Aim: All lines from the beginning of the listing through the line with "plt.rcParams['font.family'] = ['DejaVu" are to be copied word for word; the pictures are not.

-*-*-

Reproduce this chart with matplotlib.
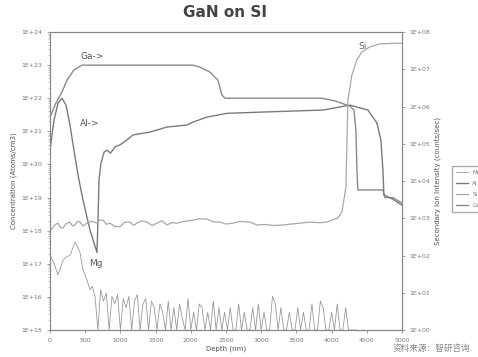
import numpy as np
import matplotlib.pyplot as plt
from matplotlib.ticker import FuncFormatter, LogLocator, NullFormatter

plt.rcParams['font.family'] = ['DejaVu Sans', 'Noto Sans CJK SC']

# Ga et Al : concentration (atomes/cm3), axe de gauche
ga_depth = [14, 71, 170, 241, 340, 454, 1000, 1500, 2030, 2130, 2270, 2386, 2442, 2485,
            3000, 3500, 3862, 4047, 4260, 4317, 4345, 4360, 4373, 4729, 4757, 4870, 5000]
ga_conc = [3.1e21, 6.3e21, 1.55e22, 3.5e22, 7.1e22, 1.0e23, 1.0e23, 1.0e23, 1.0e23, 8.7e22,
           6.2e22, 3.5e22, 1.26e22, 1.0e22, 1.0e22, 1.0e22, 1.0e22, 8.3e21, 5.8e21, 4.4e21,
           1.1e21, 6.8e19, 1.7e19, 1.7e19, 1.0e19, 1.0e19, 6.8e18]

al_depth = [0, 57, 114, 170, 227, 284, 340, 398, 469, 568, 667, 682, 696, 724, 770, 810, 860,
            923, 994, 1093, 1179, 1420, 1661, 1945, 2030, 2229, 2513, 2982, 3877, 4260, 4516,
            4643, 4700, 4729, 4743, 4870, 5000]
al_conc = [2.7e20, 2.2e21, 7.1e21, 1.0e22, 6.3e21, 1.55e21, 2.7e20, 4.8e19, 8.3e18, 1.05e18,
           2.2e17, 2.1e18, 3.4e19, 1.1e20, 2.4e20, 2.7e20, 2.2e20, 3.4e20, 3.9e20, 5.5e20,
           7.8e20, 9.5e20, 1.35e21, 1.55e21, 1.9e21, 2.7e21, 3.5e21, 3.8e21, 4.4e21, 6.2e21,
           4.4e21, 1.8e21, 5.5e20, 6.8e19, 1.2e19, 8.9e18, 5.9e18]

# Si et Mg : intensité (coups/s), axe de droite
si_depth = [14, 60, 114, 150, 185, 230, 284, 320, 355, 390, 426, 470, 525, 600, 667, 710,
            753, 800, 852, 920, 994, 1060, 1136, 1190, 1235, 1300, 1378, 1450, 1520, 1590,
            1661, 1730, 1803, 1900, 2030, 2130, 2229, 2320, 2414, 2500, 2599, 2700, 2840,
            2940, 3050, 3180, 3310, 3430, 3551, 3700, 3820, 3935, 4090, 4147, 4175, 4203,
            4232, 4289, 4360, 4430, 4544, 4686, 4928, 5000]
si_int = [480, 640, 740, 560, 550, 720, 790, 620, 660, 820, 790, 620, 740, 830, 740, 900,
          890, 690, 740, 600, 590, 780, 790, 640, 740, 850, 790, 640, 740, 860, 660, 760,
          740, 820, 890, 970, 950, 800, 790, 700, 740, 820, 790, 660, 680, 640, 660, 700,
          740, 790, 760, 790, 1020, 1480, 3100, 6800, 1.5e6, 7.1e6, 1.8e7, 2.9e7, 4.0e7,
          4.8e7, 5.0e7, 5.0e7]

mg_head_depth = [14, 60, 114, 185, 240, 284, 355, 400, 426, 470, 525, 568]
mg_head_int = [90, 60, 30, 75, 95, 100, 230, 160, 120, 40, 22, 12]
mg_tail_int = [15, 8, 1, 12, 6, 10, 1, 8, 5, 9, 1, 7, 4, 8, 1, 6, 9, 1, 5, 7, 1, 6, 4,
               1, 5, 3, 1, 6, 1, 4, 1, 5, 2, 1, 7, 1, 3, 1, 5, 4, 1, 3, 1, 6, 1, 4, 1, 3,
               1, 4, 1, 1, 5, 1, 3, 1, 1, 4, 1, 5, 1, 3, 1, 1, 8, 5, 1, 4, 1, 1, 3, 1, 1,
               4, 1, 3, 1, 1, 5, 1, 1, 6, 4, 1, 1, 3, 1, 5, 1, 1, 4, 1, 1, 1, 1]
mg_tail_depth = list(range(600, 4361, 40))
mg_depth = mg_head_depth + mg_tail_depth
mg_int = mg_head_int + mg_tail_int

x_ticks = [0, 500, 1000, 1500, 2000, 2500, 3000, 3500, 4000, 4500, 5000]

fig = plt.figure(figsize=(4.78, 3.57), dpi=100)
ax = fig.add_axes([0.1046, 0.0756, 0.7364, 0.8347])
ax2 = ax.twinx()

ax.semilogy(ga_depth, ga_conc, color='#8a8a8a', lw=1.0, label='Ga')
ax.semilogy(al_depth, al_conc, color='#7a7a7a', lw=1.0, label='Al')
ax2.semilogy(si_depth, si_int, color='#a8a8a8', lw=0.9, label='Si')
ax2.semilogy(mg_depth, mg_int, color='#9a9a9a', lw=0.6, label='Mg')

ax.set_xlim(0, 5000)
ax.set_ylim(1e15, 1e24)
ax2.set_ylim(1, 1e8)
ax.set_xticks(x_ticks)

fmt = FuncFormatter(lambda v, p: "1E+%02d" % int(round(np.log10(v))))
ax.yaxis.set_major_locator(LogLocator(base=10, numticks=12))
ax.yaxis.set_major_formatter(fmt)
ax.yaxis.set_minor_formatter(NullFormatter())
ax2.yaxis.set_major_locator(LogLocator(base=10, numticks=12))
ax2.yaxis.set_major_formatter(fmt)
ax2.yaxis.set_minor_locator(LogLocator(base=10, subs=[], numticks=12))

for a in (ax, ax2):
    a.tick_params(labelsize=4.5, colors='#777777', length=2, width=0.5)
    a.tick_params(which='minor', length=1.2, width=0.4, colors='#999999')
    for s in a.spines.values():
        s.set_color('#888888')
        s.set_linewidth(0.8)

ax.set_xlabel('Depth (nm)', fontsize=5, color='#555555', labelpad=2)
ax.set_ylabel('Concentration (Atoms/cm3)', fontsize=5, color='#555555', labelpad=3)
ax2.set_ylabel('Secondary Ion Intensity (counts/sec)', fontsize=5, color='#555555', labelpad=3)

fig.suptitle('GaN on SI', x=0.47, y=0.985, fontsize=11, fontweight='bold', color='#444444')

ax.text(430, 1.5e23, 'Ga->', fontsize=6.5, color='#555555')
ax.text(420, 1.5e21, 'Al->', fontsize=6.5, color='#555555')
ax.text(560, 8.5e16, 'Mg', fontsize=6.5, color='#555555')
ax.text(4380, 3.0e23, 'Si', fontsize=6.5, color='#666666')

handles = [ax2.lines[1], ax.lines[1], ax2.lines[0], ax.lines[0]]
fig.legend(handles, ['Mg', 'Al', 'Si', 'Ga'], loc='upper left',
           bbox_to_anchor=(449 / 478, 1 - 163 / 357), fontsize=4, frameon=True,
           fancybox=False, edgecolor='#999999', handlelength=2.2, borderpad=0.7,
           labelspacing=1.1, labelcolor='#777777')

fig.text(0.984, 0.012, '资料来源：智研咨询', ha='right', va='bottom', fontsize=6.2,
         color='#888888', family=['Noto Sans CJK SC', 'DejaVu Sans'])

fig.savefig('out.png', dpi=100)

-*-*-

Answer to the problem:
Reproduce this chart with matplotlib.
import numpy as np
import matplotlib.pyplot as plt
from matplotlib.ticker import FuncFormatter, LogLocator, NullFormatter

plt.rcParams['font.family'] = ['DejaVu Sans', 'Noto Sans CJK SC']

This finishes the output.